Goal of the exercise
Quote word for word the lines below, beginning with the first and ending with the one that has "color=transparent!0, right color=transparent!100]". Drop the pictures.

Source data

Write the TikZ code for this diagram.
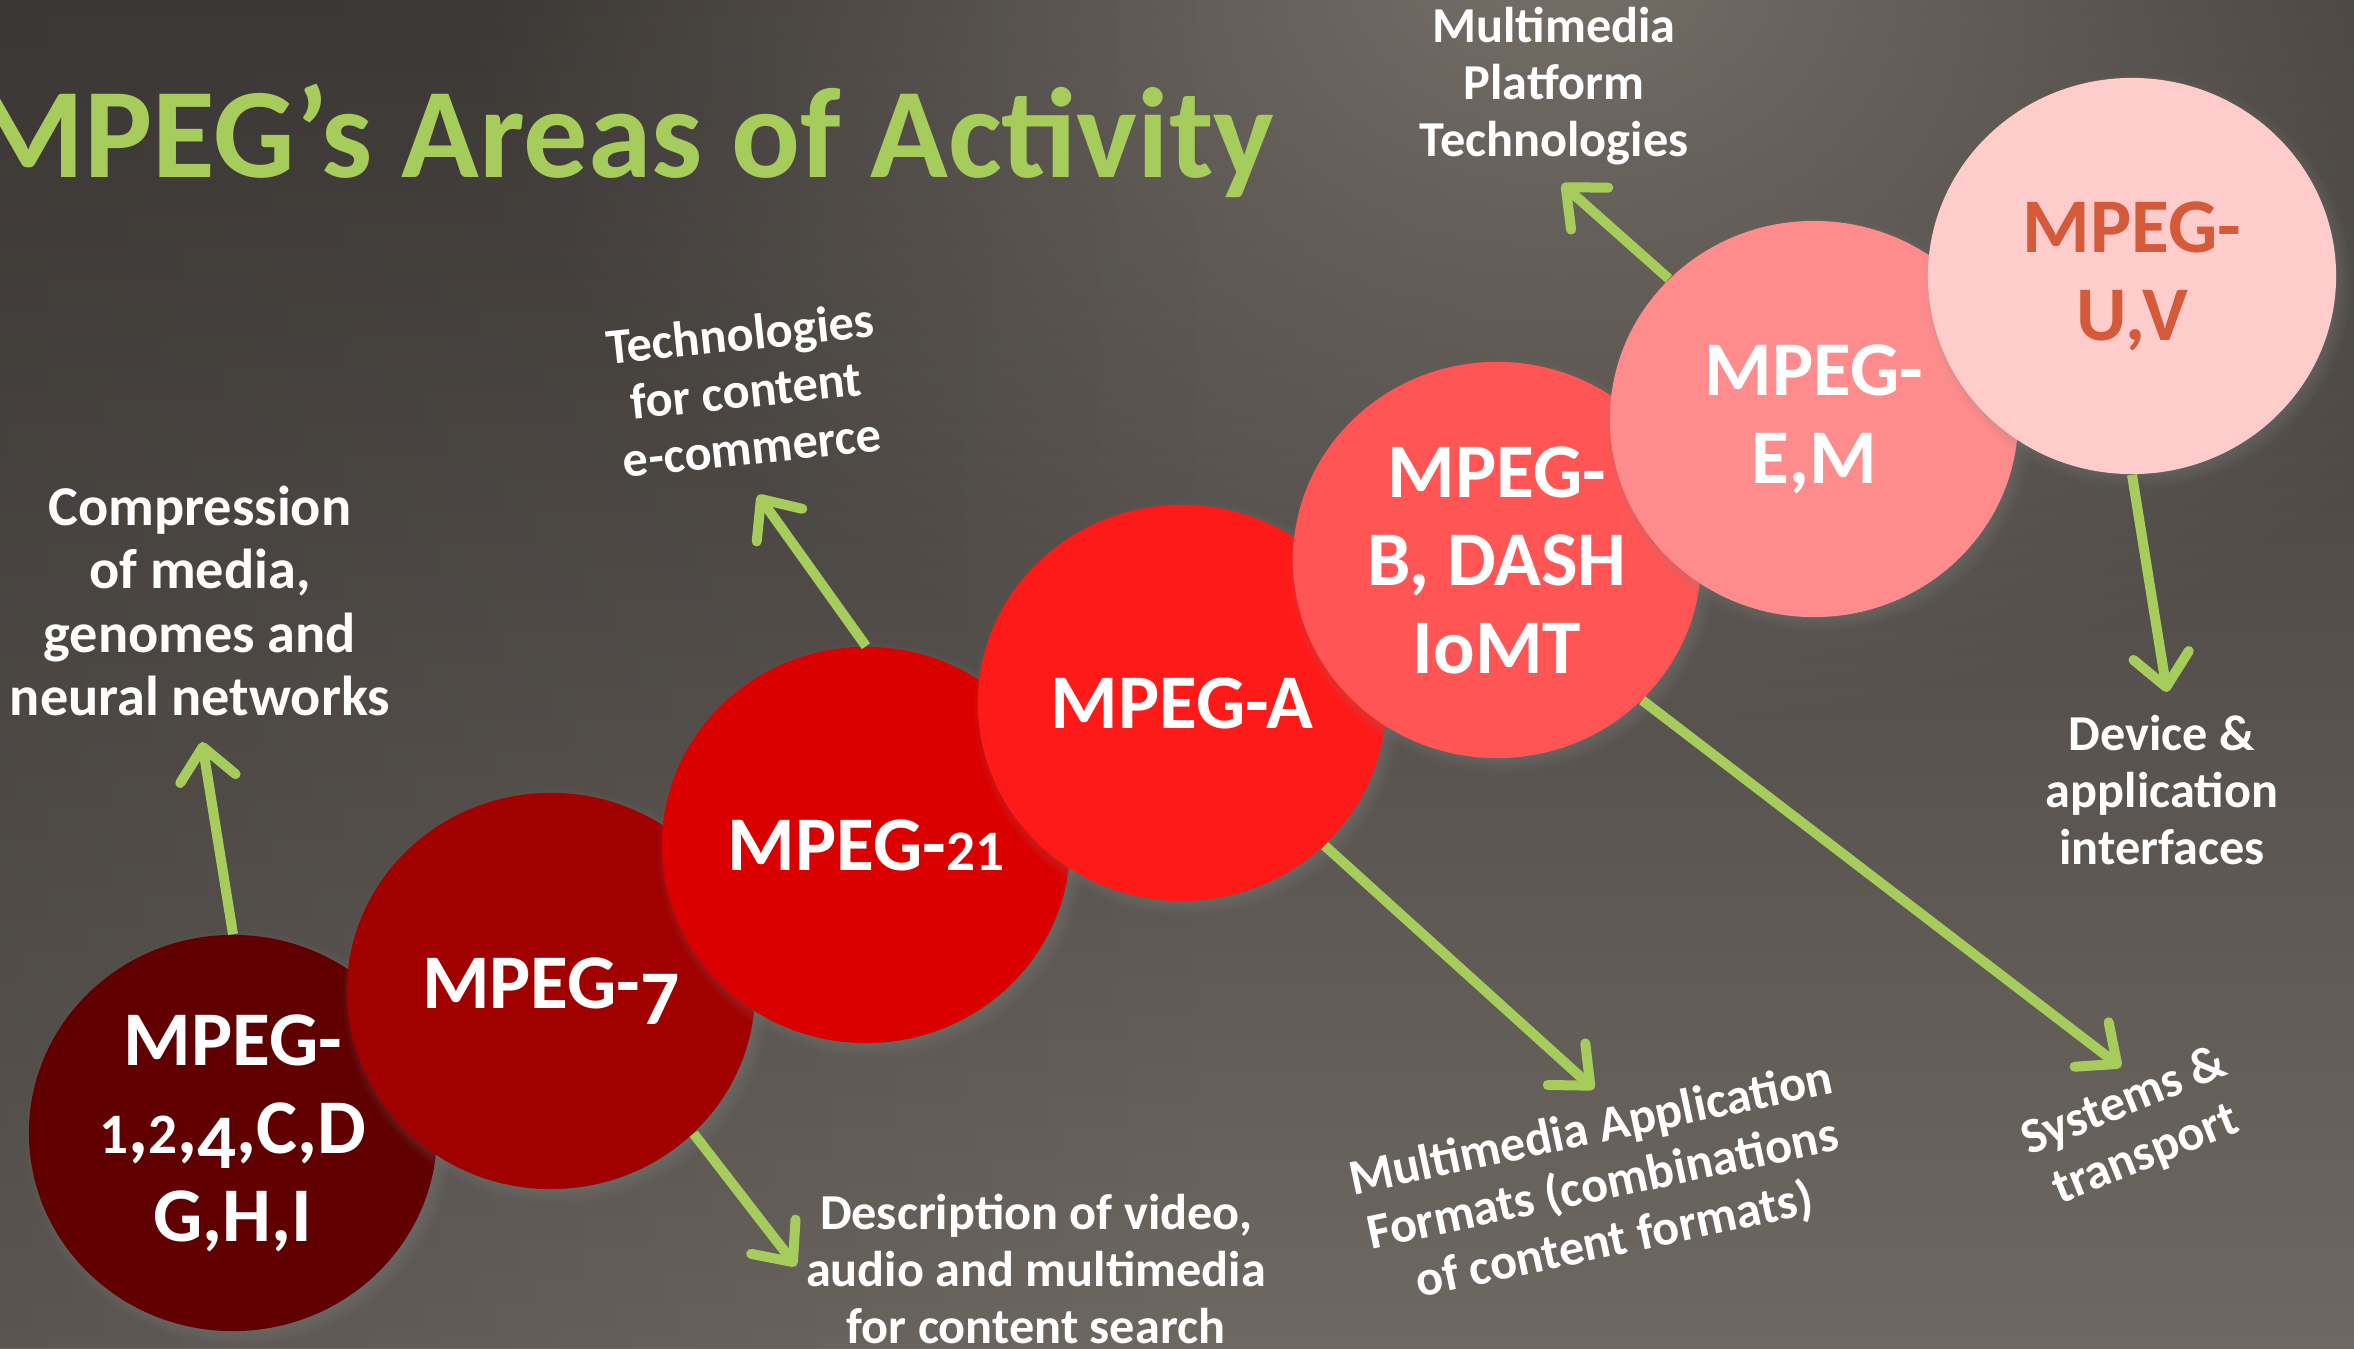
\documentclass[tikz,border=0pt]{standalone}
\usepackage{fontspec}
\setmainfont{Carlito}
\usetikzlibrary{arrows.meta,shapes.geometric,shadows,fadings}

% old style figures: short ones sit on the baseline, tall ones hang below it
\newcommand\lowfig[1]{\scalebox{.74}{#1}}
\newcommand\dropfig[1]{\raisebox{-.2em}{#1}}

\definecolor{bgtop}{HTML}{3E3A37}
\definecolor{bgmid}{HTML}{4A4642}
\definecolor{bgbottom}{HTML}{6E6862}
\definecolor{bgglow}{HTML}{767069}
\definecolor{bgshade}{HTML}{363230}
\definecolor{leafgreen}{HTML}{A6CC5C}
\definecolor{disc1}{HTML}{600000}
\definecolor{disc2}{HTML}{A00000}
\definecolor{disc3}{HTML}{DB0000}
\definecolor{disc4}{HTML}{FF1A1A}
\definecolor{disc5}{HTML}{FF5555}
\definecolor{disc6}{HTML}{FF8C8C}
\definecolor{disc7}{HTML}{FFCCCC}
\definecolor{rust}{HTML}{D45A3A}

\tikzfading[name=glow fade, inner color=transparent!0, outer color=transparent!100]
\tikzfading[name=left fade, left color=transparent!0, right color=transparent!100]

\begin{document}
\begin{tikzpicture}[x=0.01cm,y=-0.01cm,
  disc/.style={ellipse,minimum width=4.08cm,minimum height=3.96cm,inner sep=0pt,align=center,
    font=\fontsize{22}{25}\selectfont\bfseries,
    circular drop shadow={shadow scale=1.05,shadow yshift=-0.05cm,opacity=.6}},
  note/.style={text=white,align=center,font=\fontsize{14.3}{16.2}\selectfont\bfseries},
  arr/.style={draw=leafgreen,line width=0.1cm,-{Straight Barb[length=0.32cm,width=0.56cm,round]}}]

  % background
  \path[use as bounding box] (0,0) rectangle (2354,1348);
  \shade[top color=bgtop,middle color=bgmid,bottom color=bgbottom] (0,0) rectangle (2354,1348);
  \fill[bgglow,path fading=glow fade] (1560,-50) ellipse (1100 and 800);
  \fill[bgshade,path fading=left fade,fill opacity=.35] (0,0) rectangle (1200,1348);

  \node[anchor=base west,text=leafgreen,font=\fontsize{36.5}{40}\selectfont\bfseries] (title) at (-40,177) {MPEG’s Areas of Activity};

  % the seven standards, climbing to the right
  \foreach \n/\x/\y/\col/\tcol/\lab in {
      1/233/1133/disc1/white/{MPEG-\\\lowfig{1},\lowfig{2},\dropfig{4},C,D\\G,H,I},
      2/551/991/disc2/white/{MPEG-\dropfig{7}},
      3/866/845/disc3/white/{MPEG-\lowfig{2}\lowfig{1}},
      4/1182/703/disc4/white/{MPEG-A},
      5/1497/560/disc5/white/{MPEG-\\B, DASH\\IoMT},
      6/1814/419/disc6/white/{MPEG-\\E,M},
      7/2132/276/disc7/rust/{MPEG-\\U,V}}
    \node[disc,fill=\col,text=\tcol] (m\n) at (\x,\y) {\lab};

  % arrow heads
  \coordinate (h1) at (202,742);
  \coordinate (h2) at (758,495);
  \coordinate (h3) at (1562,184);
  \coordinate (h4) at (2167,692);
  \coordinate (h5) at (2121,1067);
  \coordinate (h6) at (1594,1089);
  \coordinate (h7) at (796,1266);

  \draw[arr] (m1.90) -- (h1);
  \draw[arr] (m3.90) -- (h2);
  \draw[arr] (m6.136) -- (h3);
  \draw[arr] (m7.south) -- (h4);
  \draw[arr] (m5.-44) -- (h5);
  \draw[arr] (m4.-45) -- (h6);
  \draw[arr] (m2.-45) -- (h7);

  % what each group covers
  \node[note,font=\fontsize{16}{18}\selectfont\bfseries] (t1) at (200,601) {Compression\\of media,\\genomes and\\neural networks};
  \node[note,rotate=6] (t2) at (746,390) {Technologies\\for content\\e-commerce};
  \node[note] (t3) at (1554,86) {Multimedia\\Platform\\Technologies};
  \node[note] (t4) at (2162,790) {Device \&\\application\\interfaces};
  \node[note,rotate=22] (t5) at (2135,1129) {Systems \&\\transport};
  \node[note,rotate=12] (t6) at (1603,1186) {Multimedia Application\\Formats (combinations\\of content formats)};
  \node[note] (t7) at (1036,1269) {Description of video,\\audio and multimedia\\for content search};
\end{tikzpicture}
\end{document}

The result
Write the TikZ code for this diagram.
\documentclass[tikz,border=0pt]{standalone}
\usepackage{fontspec}
\setmainfont{Carlito}
\usetikzlibrary{arrows.meta,shapes.geometric,shadows,fadings}

% old style figures: short ones sit on the baseline, tall ones hang below it
\newcommand\lowfig[1]{\scalebox{.74}{#1}}
\newcommand\dropfig[1]{\raisebox{-.2em}{#1}}

\definecolor{bgtop}{HTML}{3E3A37}
\definecolor{bgmid}{HTML}{4A4642}
\definecolor{bgbottom}{HTML}{6E6862}
\definecolor{bgglow}{HTML}{767069}
\definecolor{bgshade}{HTML}{363230}
\definecolor{leafgreen}{HTML}{A6CC5C}
\definecolor{disc1}{HTML}{600000}
\definecolor{disc2}{HTML}{A00000}
\definecolor{disc3}{HTML}{DB0000}
\definecolor{disc4}{HTML}{FF1A1A}
\definecolor{disc5}{HTML}{FF5555}
\definecolor{disc6}{HTML}{FF8C8C}
\definecolor{disc7}{HTML}{FFCCCC}
\definecolor{rust}{HTML}{D45A3A}

\tikzfading[name=glow fade, inner color=transparent!0, outer color=transparent!100]
\tikzfading[name=left fade, left color=transparent!0, right color=transparent!100]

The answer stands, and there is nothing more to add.